In response to the attacks, US Secretary of Defense Donald Rumsfeld said that “the only way to defend against terrorists is to go after the terrorists.”
This can only be understood as an endorsement of Israel’s policy of extrajudicial executions which last week took the life of a senior Hamas leader, put an end to a tacit ceasefire with Hamas, and directly triggered the latest round of suicide bombings. Perhaps Rumsfeld is giving a green light for even greater atrocities that have yet to unfold. After a brief meeting with President Bush, Israel’s prime minister Ariel Sharon is flying back from Washington to direct the vengeance operations in person. What will it be this time? More F-16 attacks? More death squad killings? More shelling of refugee camps? More houses destroyed? More kidnappings? More torture? An even tighter blockade of the occupied territories? These are the regular items on the Israeli menu.
None of these are likely to satisfy the Israeli government’s appetite, after all, all have been tried and continue to be tried relentlessly and without mercy. Perhaps this time Sharon will order the special to fulfill his dream and either kill Yasir Arafat or at least send him back into exile. After all, as US Secretary of State Colin Powell put it this morning, this is the “moment of truth” for Arafat. (When, Mr. Powell, does Israel’s moment of truth arrive?)

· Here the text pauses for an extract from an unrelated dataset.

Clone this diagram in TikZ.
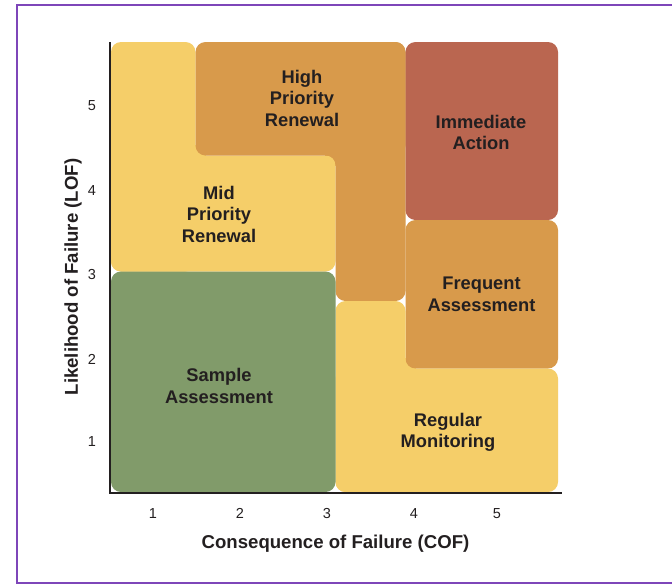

My response to all of this is a big shrug. So they send Arafat back to Tunis or assassinate him, the occupation will still be there. The Israelis will be the losers because they will no longer have the decrepit old man, their “bin Laden” to blame for all their problems. They will come face to face with the fact that it is their occupation and their attempt to crush all opposition to it that is the fuel of the conflict. Palestinians will be neither better off nor worse off. Some even think that a return to direct military occupation without the intermediary of the Palestinian Authority can only sharpen the confrontation and hence bring it to its conclusion more rapidly.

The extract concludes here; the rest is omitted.